Macroprudential Taxes, Ratios, and Rents: Equivalences and Not-Quite Equivalences, with Anton Korinek

This paper shows that most modern macroprudential instruments are designed so that the surplus from regulation accrues to the financial sector. We develop a model to compare the instruments that macroprudential policymakers have at their disposal to delineate which types of measures are equivalent, which ones are not, and how they differ. One crucial distinction is that the distribution of the surplus created by macroprudential instruments across borrowers and lenders depends on who is subject to the regulation, opening an important political dimension to the choice of instrument.
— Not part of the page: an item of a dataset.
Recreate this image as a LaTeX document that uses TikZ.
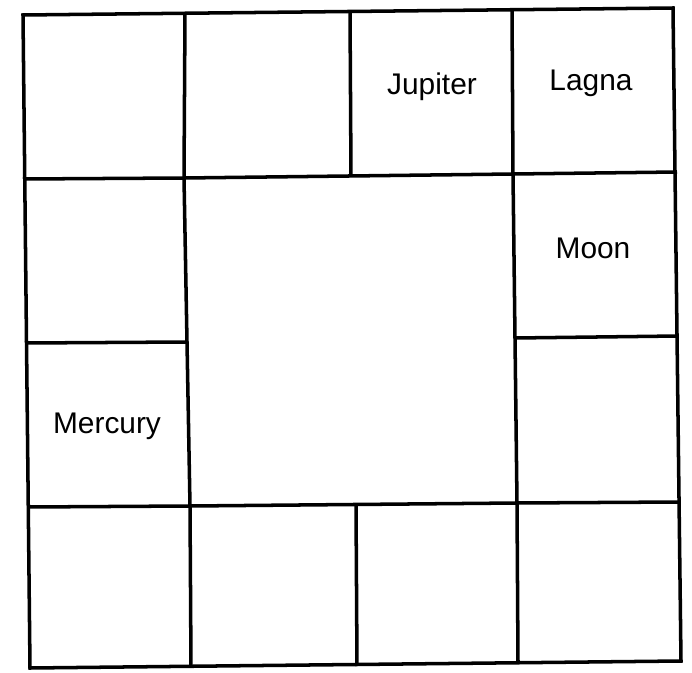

This may lead to inefficient regulations such as second-best regulatory ratios that create distortions but keep the surplus with the regulated entities. By contrast, we establish equivalence conditions for taxes, ratios and quantity instruments under both borrower and lender heterogeneity based on a transformation-of-measure approach. Moreover, we show under what conditions restrictions from financial constraints and market power are equivalent to macroprudential measures. Finally, we show that our results extend to a triple-decker setting with an intermediation chain from savers to banks to borrowers.

Works in Progress

Financial Amplification: An Experiment

I develop an experimental methodology to test the theory of financial amplification in the lab. I develop a theoretical model designed for implementation in a laboratory environment.  When borrowing constraints depend on asset prices financial amplification occurs.  The model also allows for borrowing constraints that allow an exogenous amount of borrowing per asset held.  When these borrowing constraints are used financial amplification does not occur in the model.  I show that exogenous constraints can be calibrated to result in an equilibrium equivalent to the price-linked constraint equilibrium.  When liquidity shocks increase debt levels from this equilibrium, prices decrease more under price-linked constraints than exogenous constraints.  This model is implemented in an experimental design with two treatments, one for each borrowing constraint.  In each session subjects participate in the model multiple times.  In some rounds participants experience liquidity shocks.  Financial amplification is identified in the lab by comparing asset prices and allocations across the borrowing treatments for high and low liquidity shock rounds.